È già in corso – ha detto Perego – e il cosiddetto Smart Manufacturing rappresenta la chiave per la competitività del futuro. Ma se nel breve termine, come testimonia lo studio Future Jobs che prevede la perdita di cinque milioni di posti di lavoro entro il 2020 in 15 grandi Paesi, si possono prevedere saldi occupazionali negativi, nel medio-lungo termine non è assolutamente certa una contrazione degli occupati in numero assoluto, considerato anche l’impatto nell’indotto, in particolar modo nel terziario avanzato. Di sicuro – ha proseguito il docente – assisteremo ad un’evoluzione delle forme attuali del lavoro verso il digitale, ma il cambiamento che stiamo vivendo è da leggere in chiave positiva. Anche in Italia, che secondo la ricerca presentata al World Economic Forum dovrebbe uscire indenne nei prossimi 4 anni con un saldo pari a zero di 200mila posti di lavoro creati e cancellati, le imprese hanno iniziato a investire in tecnologie come Internet of Things, Big Data, Cloud computing, sistemi di produzione automatizzati, dispositivi wearable e nuove interfacce uomo/macchina o stampa 3D. Il nostro Paese però deve sapere cogliere a pieno i benefici della quarta rivoluzione industriale, attuando iniziative sistemiche per lo sviluppo dello Smart manufacturing e fornendo ai lavoratori le competenze digitali per le mansioni del futuro”.

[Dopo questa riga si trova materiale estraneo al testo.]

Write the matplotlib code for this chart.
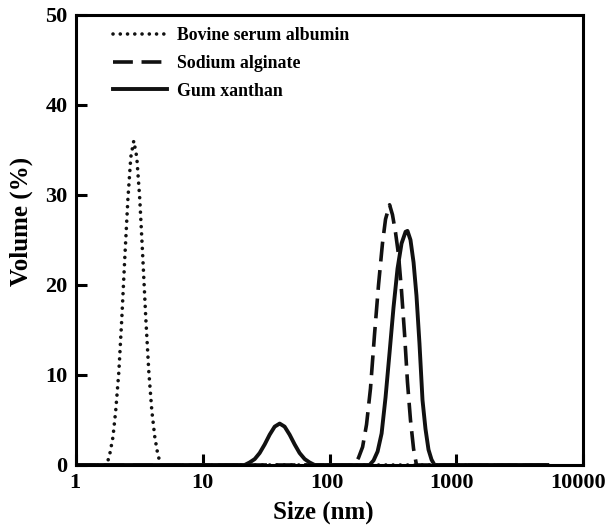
import matplotlib
matplotlib.use("Agg")
import matplotlib.pyplot as plt
from matplotlib.transforms import ScaledTranslation

# size (nm) / volume (%)
bsa_size = [1.0, 1.75, 1.85, 1.96, 2.06, 2.18, 2.30, 2.43, 2.57, 2.71, 2.86,
            3.02, 3.19, 3.37, 3.56, 3.76, 3.97, 4.19, 4.42, 4.67, 5200]
bsa_vol = [0, 0, 1.2, 3.1, 6.0, 10.3, 16.2, 23.0, 29.5, 34.2, 36.0,
           34.2, 29.5, 23.0, 16.2, 10.3, 6.0, 3.1, 1.2, 0, 0]

alg_size = [1.0, 157.4, 169, 182, 195.5, 210, 226, 243, 261, 276, 297,
            313, 331, 349, 369, 390, 411, 434, 459, 484, 5200]
alg_vol = [0, 0, 0.8, 2.0, 4.5, 8.5, 14.5, 20.0, 24.6, 27.3, 28.9,
           27.8, 25.8, 23.4, 19.3, 14.5, 9.2, 5.0, 1.8, 0, 0]

gum_size = [1.0, 21.4, 23.4, 25.7, 28.1, 30.8, 33.7, 36.9, 40.4, 44.2, 48.4,
            53.0, 58.0, 63.6, 69.6, 76.2,
            206.5, 222, 239, 257, 276, 297, 319, 343, 369, 397, 411,
            434, 459, 484, 511, 540, 570, 602, 636, 671, 5200]
gum_vol = [0, 0, 0.28, 0.66, 1.33, 2.29, 3.37, 4.26, 4.6, 4.26, 3.37,
           2.29, 1.33, 0.66, 0.28, 0,
           0, 0.5, 1.5, 3.5, 7.5, 12.5, 17.5, 21.8, 24.6, 25.9, 26.0,
           25.0, 22.5, 18.8, 13.5, 7.2, 4.0, 1.7, 0.6, 0, 0]

labels = ["Bovine serum albumin", "Sodium alginate", "Gum xanthan"]
x_ticks = [1, 10, 100, 1000, 10000]
y_ticks = [0, 10, 20, 30, 40, 50]

plt.rcParams["font.family"] = ["Liberation Serif", "DejaVu Serif"]
plt.rcParams["font.weight"] = "bold"

fig = plt.figure(figsize=(6.07, 5.29), dpi=100)
ax = fig.add_axes([0.125, 0.121, 0.836, 0.851])

ax.plot(bsa_size, bsa_vol, color="#111111", lw=2.6,
        linestyle=(0, (0.01, 2.0)), dash_capstyle="round", label=labels[0])
ax.plot(alg_size, alg_vol, color="#111111", lw=2.6,
        linestyle=(0, (5.5, 2.4)), label=labels[1])
ax.plot(gum_size, gum_vol, color="#111111", lw=2.8, label=labels[2])

ax.set_xscale("log")
ax.set_xlim(1, 10000)
ax.set_ylim(0, 50)
ax.set_xticks(x_ticks)
ax.set_xticklabels([str(t) for t in x_ticks])
ax.set_yticks(y_ticks)
ax.minorticks_off()
ax.tick_params(direction="in", length=8, width=2.2, labelsize=16, pad=6)

# the original's x tick labels sit slightly left of their ticks
for lbl, dx in zip(ax.get_xticklabels(), [-1, 0, -3, -5, -5]):
    lbl.set_transform(lbl.get_transform()
                      + ScaledTranslation(dx / 100, 0, fig.dpi_scale_trans))

for s in ax.spines.values():
    s.set_linewidth(2.2)

ax.set_xlabel("Size (nm)", fontsize=18, fontweight="bold")
ax.xaxis.set_label_coords(0.487, -0.078)
ax.set_ylabel("Volume (%)", fontsize=18, fontweight="bold")
ax.yaxis.set_label_coords(-0.085, 0.54)

ax.legend(loc="upper left", frameon=False, handlelength=3.0,
          handletextpad=0.55, labelspacing=0.6, borderaxespad=0.0,
          bbox_to_anchor=(0.06, 0.988),
          prop={"weight": "bold", "size": 12.8})

fig.savefig("out.png", dpi=100)
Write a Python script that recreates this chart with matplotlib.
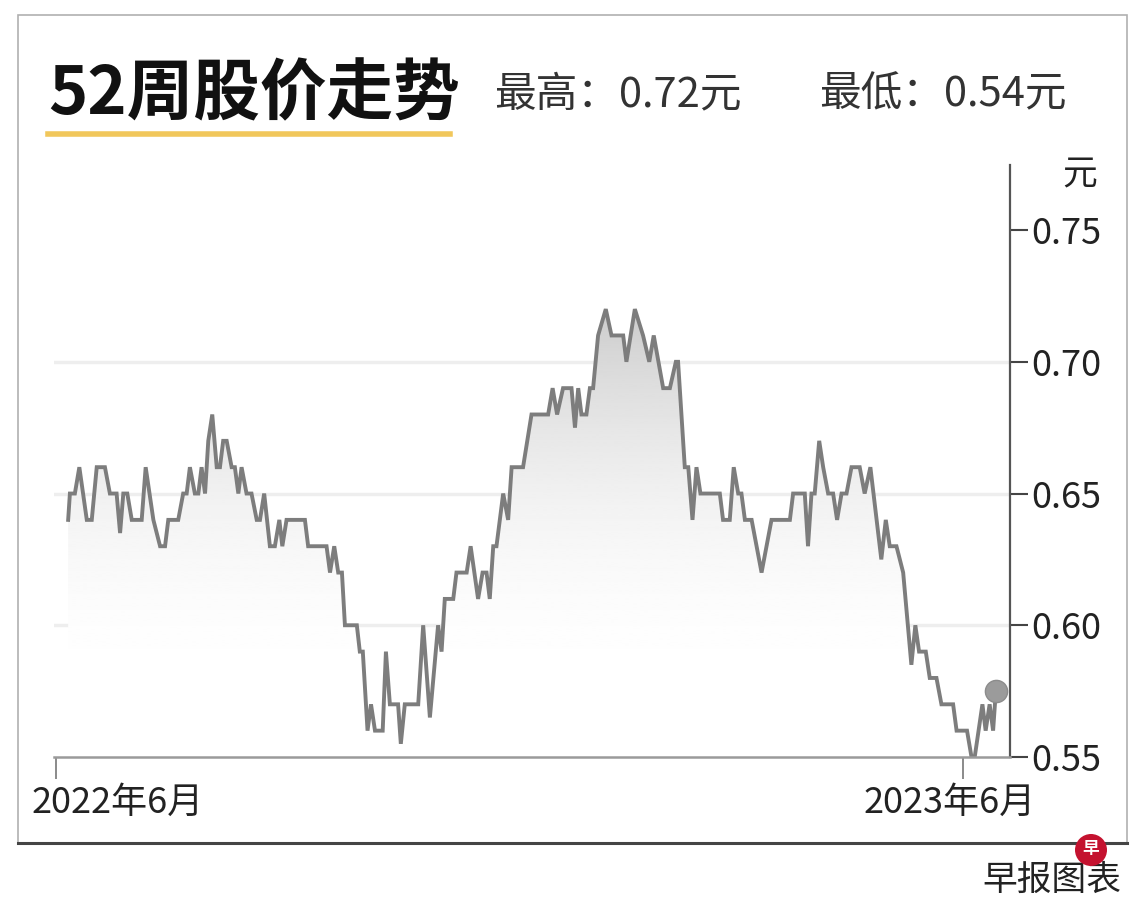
import matplotlib
matplotlib.use('Agg')
import matplotlib.pyplot as plt
import matplotlib.transforms as mtransforms
from matplotlib.patches import Rectangle, Circle, Polygon
from matplotlib.lines import Line2D
import numpy as np

plt.rcParams['font.family'] = ['Noto Sans CJK SC', 'DejaVu Sans']

# ---------------- data ----------------
title = '52周股价走势'
high_text = '最高：0.72元'
low_text = '最低：0.54元'
unit_text = '元'
source_text = '早报图表'

# days since 2022-06-01
days = [4.9, 5.6, 7.6, 9.4, 12.4, 14.4, 16.4, 19.7, 21.7, 24.4,
        25.8, 27.1, 28.7, 30.5, 34.5, 36.1, 39.2, 41.9, 43.9, 45.2,
        49.2, 51.2, 52.6, 53.9, 55.9, 57.3, 58.6, 60.0, 61.3, 62.9,
        64.7, 66.0, 67.3, 68.7, 70.7, 72.0, 73.4, 74.7, 76.7, 78.7,
        80.8, 82.1, 83.8, 86.1, 88.1, 89.9, 91.1, 92.8, 100.2, 101.5,
        108.9, 110.3, 112.0, 113.6, 115.1, 116.3, 121.1, 122.3, 123.5, 125.4,
        126.8, 128.4, 131.5, 132.8, 134.4, 137.7, 138.8, 140.4, 145.8, 147.8,
        150.5, 153.8, 155.2, 156.5, 159.9, 161.2, 165.3, 166.9, 169.9, 171.7,
        173.3, 174.6, 176.0, 177.3, 180.0, 182.0, 183.4, 188.0, 191.4, 198.1,
        199.9, 201.7, 204.1, 207.5, 208.9, 210.2, 211.5, 213.5, 214.9, 216.2,
        218.2, 221.3, 223.6, 228.3, 229.6, 233.0, 236.3, 238.8, 240.6, 244.4,
        247.1, 249.5, 250.4, 253.1, 254.5, 256.2, 257.8, 259.4, 267.2, 268.5,
        271.2, 272.8, 274.6, 275.9, 277.3, 280.0, 284.0, 288.0, 295.4, 296.7,
        301.4, 302.7, 304.1, 305.4, 307.2, 308.8, 310.8, 312.8, 314.4, 316.2,
        318.2, 320.2, 323.5, 325.5, 327.8, 332.2, 334.0, 335.6, 338.3, 341.0,
        344.3, 345.9, 347.4, 350.1, 351.7, 354.4, 356.4, 361.1, 362.5, 366.7,
        368.5, 369.8, 372.9, 374.2, 375.8, 377.2, 378.3]

prices = [0.64, 0.65, 0.65, 0.66, 0.64, 0.64, 0.66, 0.66, 0.65, 0.65,
          0.635, 0.65, 0.65, 0.64, 0.64, 0.66, 0.64, 0.63, 0.63, 0.64,
          0.64, 0.65, 0.65, 0.66, 0.65, 0.65, 0.66, 0.65, 0.67, 0.68,
          0.66, 0.66, 0.67, 0.67, 0.66, 0.66, 0.65, 0.66, 0.65, 0.65,
          0.64, 0.64, 0.65, 0.63, 0.63, 0.64, 0.63, 0.64, 0.64, 0.63,
          0.63, 0.62, 0.63, 0.62, 0.62, 0.60, 0.60, 0.59, 0.59, 0.56,
          0.57, 0.56, 0.56, 0.59, 0.57, 0.57, 0.555, 0.57, 0.57, 0.60,
          0.565, 0.60, 0.59, 0.61, 0.61, 0.62, 0.62, 0.63, 0.61, 0.62,
          0.62, 0.61, 0.63, 0.63, 0.65, 0.64, 0.66, 0.66, 0.68, 0.68,
          0.69, 0.68, 0.69, 0.69, 0.675, 0.69, 0.68, 0.68, 0.69, 0.69,
          0.71, 0.72, 0.71, 0.71, 0.70, 0.72, 0.71, 0.70, 0.71, 0.69,
          0.69, 0.70, 0.70, 0.66, 0.66, 0.64, 0.66, 0.65, 0.65, 0.64,
          0.64, 0.66, 0.65, 0.65, 0.64, 0.64, 0.62, 0.64, 0.64, 0.65,
          0.65, 0.63, 0.65, 0.65, 0.67, 0.66, 0.65, 0.65, 0.64, 0.65,
          0.65, 0.66, 0.66, 0.65, 0.66, 0.625, 0.64, 0.63, 0.63, 0.62,
          0.585, 0.60, 0.59, 0.59, 0.58, 0.58, 0.57, 0.57, 0.56, 0.56,
          0.55, 0.55, 0.57, 0.56, 0.57, 0.56, 0.575]

yticks = [0.55, 0.60, 0.65, 0.70, 0.75]
ytick_labels = ['0.55', '0.60', '0.65', '0.70', '0.75']
grid_levels = [0.60, 0.65, 0.70]
xtick_days = [0, 365]
xtick_labels = ['2022年6月', '2023年6月']

assert len(days) == len(prices)

W, H = 1140, 908
fig = plt.figure(figsize=(W / 100, H / 100), dpi=100)
fig.patch.set_facecolor('white')

def fx(px):
    return px / W

def fy(py):
    return 1 - py / H

ax_left, ax_right, ax_top, ax_bottom = 53.5, 1010, 165, 757
ax = fig.add_axes([fx(ax_left), fy(ax_bottom), fx(ax_right - ax_left), (ax_bottom - ax_top) / H])
ymin, ymax = 0.55, 0.7747
xmin, xmax = -1, 384
ax.set_xlim(xmin, xmax)
ax.set_ylim(ymin, ymax)
ax.set_facecolor('none')

# gridlines
for g in grid_levels:
    ax.axhline(g, color='#eeeeee', lw=2.5, zorder=0.5)

# gradient fill under the line
grad = np.linspace(ymin, ymax, 300)
shade = 1 - 0.2 * np.clip((grad - 0.57) / 0.15, 0, None) ** 2
im = ax.imshow(shade.reshape(-1, 1), cmap='gray', vmin=0, vmax=1, origin='lower',
               extent=[xmin, xmax, ymin, ymax], aspect='auto', zorder=1,
               interpolation='bilinear')
poly_xy = np.column_stack([np.r_[days[0], days, days[-1]],
                           np.r_[ymin, prices, ymin]])
poly = Polygon(poly_xy, closed=True, facecolor='none', edgecolor='none',
               transform=ax.transData)
ax.add_patch(poly)
im.set_clip_path(poly)

# price line
ax.plot(days, prices, color='#7d7d7d', lw=2.8, zorder=3, solid_joinstyle='miter')
ax.plot([days[-1]], [prices[-1]], 'o', ms=16, color='#9b9b9b', mec='#8c8c8c',
        mew=1, zorder=4, clip_on=False)

# spines
for s in ['top', 'left']:
    ax.spines[s].set_visible(False)
ax.spines['right'].set_color('#555555')
ax.spines['right'].set_linewidth(1.6)
ax.spines['bottom'].set_color('#9a9a9a')
ax.spines['bottom'].set_linewidth(1.8)
ax.spines['bottom'].set_zorder(5)

ax.yaxis.tick_right()
ax.set_yticks(yticks)
ax.set_yticklabels(ytick_labels)
ax.tick_params(axis='y', direction='out', length=13, width=1.5, color='#444444',
               labelsize=26, pad=2, labelcolor='#222222')

ax.set_xticks(xtick_days)
ax.set_xticklabels(xtick_labels)
ax.tick_params(axis='x', direction='out', length=16, width=1.2, color='#777777',
               labelsize=26, pad=4, labelcolor='#222222')
xl = ax.get_xticklabels()
xl[0].set_ha('left')
xl[0].set_transform(xl[0].get_transform() +
                    mtransforms.ScaledTranslation(-0.24, 0, fig.dpi_scale_trans))
xl[1].set_transform(xl[1].get_transform() +
                    mtransforms.ScaledTranslation(-0.13, 0, fig.dpi_scale_trans))

# unit label
fig.text(fx(1080), fy(175), unit_text, ha='center', va='center', fontsize=25,
         color='#222222')

# header
fig.text(fx(48), fy(95), title, fontsize=48, fontweight='bold', ha='left',
         va='center', color='#111111')
fig.add_artist(Line2D([fx(48), fx(450)], [fy(134), fy(134)], color='#f1c75b',
                      lw=4, transform=fig.transFigure))
fig.text(fx(494), fy(95), high_text, fontsize=30, ha='left', va='center', color='#333333')
fig.text(fx(819), fy(95), low_text, fontsize=30, ha='left', va='center', color='#333333')

# border
fig.add_artist(Rectangle((fx(18), fy(843)), fx(1127 - 18), (843 - 15) / H,
                         transform=fig.transFigure, fill=False, edgecolor='#b0b0b0',
                         lw=1.2))
fig.add_artist(Line2D([fx(18), fx(1127)], [fy(843), fy(843)], color='#444444',
                      lw=2.2, transform=fig.transFigure))

# footer
fig.text(fx(1121), fy(880), source_text, fontsize=25, ha='right', va='center',
         color='#222222')
fig.add_artist(Circle((1091 / 100, (H - 850) / 100), 0.16, transform=fig.dpi_scale_trans,
                      facecolor='#c4122f', edgecolor='none', zorder=10))
fig.text(fx(1091), fy(849), '早', fontsize=12, fontweight='bold', ha='center',
         va='center', color='white', zorder=11)

fig.savefig('out.png', dpi=100, facecolor='white')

Il Direttore Scientifico degli Osservatori Digital Innovation del Polimi ribadisce che “le previsioni dello studio Future Jobs del World Economic Forum fanno riflettere, ma non devono allarmarci oltre misura. Da diverso tempo ormai si levano voci ed interrogativi sull’impatto che la rivoluzione digitale avrà sui livelli occupazionali. Ma molti autori, Brynjolfsson & McAfee e Rifkin solo per citarne alcuni, e diversi documenti di analisi e di politica industriale nazionale, come il programma “Smart Industry” olandese, hanno evidenziato che non ci sono basi empiriche per concludere che nel medio-lungo periodo l’occupazione complessiva si ridurrà. Dal punto di vista macro-economico – aggiunge Perego – le tre rivoluzioni industriali precedenti (quella del vapore, dell’energia elettrica e della prima informatizzazione) non hanno segnato l’uscita definitiva dal mondo del lavoro di segmenti della popolazione, ma piuttosto un cambiamento nel concetto di lavoro, trovando un nuovo equilibrio nell’occupazione, tutela sociale, creazione e ridistribuzione della ricchezza. Dobbiamo guardare in positivo anche alla quarta rivoluzione industriale”.

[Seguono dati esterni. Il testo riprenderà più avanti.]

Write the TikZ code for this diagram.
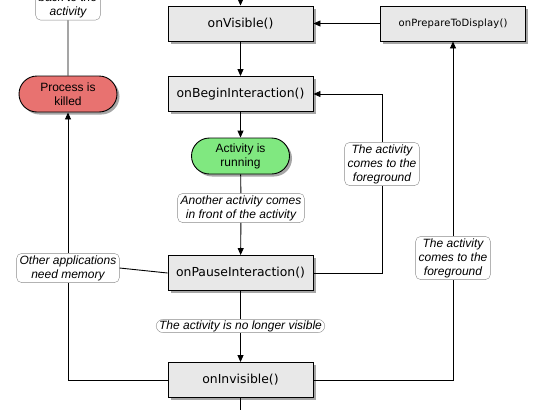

“Di certo molte mansioni tradizionali si stanno trasformando in nuove professioni digitali – prosegue Perego – e nel breve termine saldi occupazionali negativi sono prevedibili, considerando anche l’estrema rapidità della rivoluzione digitale e la complessità di molte tecnologie. Per questa ragione, è fondamentale che le aziende e le istituzioni si concentrino su strumenti di riconversione e di reinserimento professionale, per formare i lavoratori alle competenze digitali necessarie ad affrontare questa evoluzione”.

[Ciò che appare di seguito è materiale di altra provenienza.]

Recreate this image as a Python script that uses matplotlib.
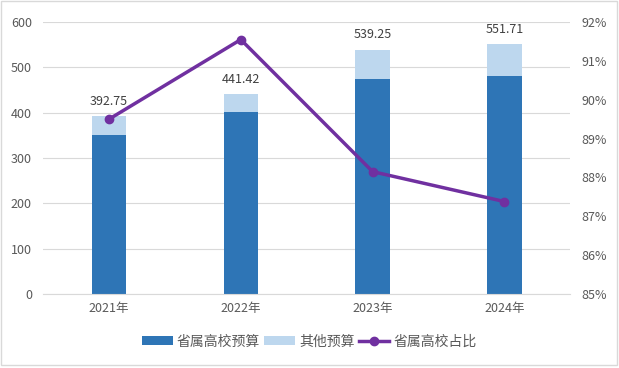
import numpy as np
import matplotlib.pyplot as plt
from matplotlib.patches import Rectangle
from matplotlib.ticker import FuncFormatter

plt.rcParams['font.family'] = ['Noto Sans CJK SC', 'DejaVu Sans']

years = ["2021年", "2022年", "2023年", "2024年"]
totals = [392.75, 441.42, 539.25, 551.71]
provincial = [351.0, 402.0, 474.5, 481.5]
other = [t - p for t, p in zip(totals, provincial)]
share = [89.5, 91.55, 88.15, 87.38]

dark = "#2E75B6"
light = "#BDD7EE"
purple = "#7030A0"
txt = "#595959"

fig = plt.figure(figsize=(6.19, 3.68), dpi=100)
fig.patches.append(Rectangle((0.002, 0.008), 0.994, 0.988, transform=fig.transFigure,
                             fill=False, edgecolor="#D9D9D9", lw=1))
ax = fig.add_axes([0.0695, 0.201, 0.852, 0.739])
x = np.arange(len(years))
w = 0.26
b1 = ax.bar(x, provincial, w, color=dark, label="省属高校预算", zorder=2)
b2 = ax.bar(x, other, w, bottom=provincial, color=light, label="其他预算", zorder=2)
for xi, t in zip(x, totals):
    ax.annotate(f"{t:.2f}", (xi, t), xytext=(0, 6), textcoords="offset points",
                ha="center", va="bottom", fontsize=9, color="#404040")

ax.set_xlim(-0.5, 3.5)
ax.set_ylim(0, 600)
ax.set_yticks(range(0, 601, 100))
ax.grid(axis="y", color="#D9D9D9", lw=0.8, zorder=0)
ax.set_axisbelow(True)
for s in ["top", "right", "left"]:
    ax.spines[s].set_visible(False)
ax.spines["bottom"].set_color("#D9D9D9")
ax.set_xticks(x)
ax.set_xticklabels(years)
ax.tick_params(axis="both", length=0, labelsize=9, colors=txt)
ax.tick_params(axis="x", pad=6)
ax.tick_params(axis="y", pad=8)

ax2 = ax.twinx()
ln, = ax2.plot(x, share, color=purple, lw=2.5, marker="o", ms=6, label="省属高校占比", zorder=3)
ax2.set_ylim(85, 92)
ax2.set_yticks(range(85, 93))
ax2.yaxis.set_major_formatter(FuncFormatter(lambda v, p: f"{v:.0f}%"))
for s in ax2.spines.values():
    s.set_visible(False)
ax2.tick_params(axis="y", length=0, labelsize=9, colors=txt, pad=8)

fig.legend(handles=[b1, b2, ln], loc="center", bbox_to_anchor=(0.5, 0.072), ncol=3,
           frameon=False, fontsize=10, labelcolor=txt, handlelength=2.2, handleheight=0.6,
           columnspacing=0.3, handletextpad=0.3)

fig.savefig("out.png", dpi=100)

Lo Smart Manufacturing in Italia conosce un buon fermento. La ricerca dell’Osservatorio Smart Manufacturing ha individuato oggi 135 applicazioni in ambiti molto diversi in 43 aziende manifatturiere. Ma, rispetto alla grande accelerazione a cui si assiste nel mondo, l’adozione nel nostro Paese appare ancora rallentata da fattori di contesto, culturali, organizzativi e dalla capacità di offerta. “L’Italia, secondo Paese manifatturiero d’Europa – conclude Perego – deve adottare un programma nazionale dedicato allo Smart Manufacturing per affrontare al meglio la quarta rivoluzione industriale”. (L.M.)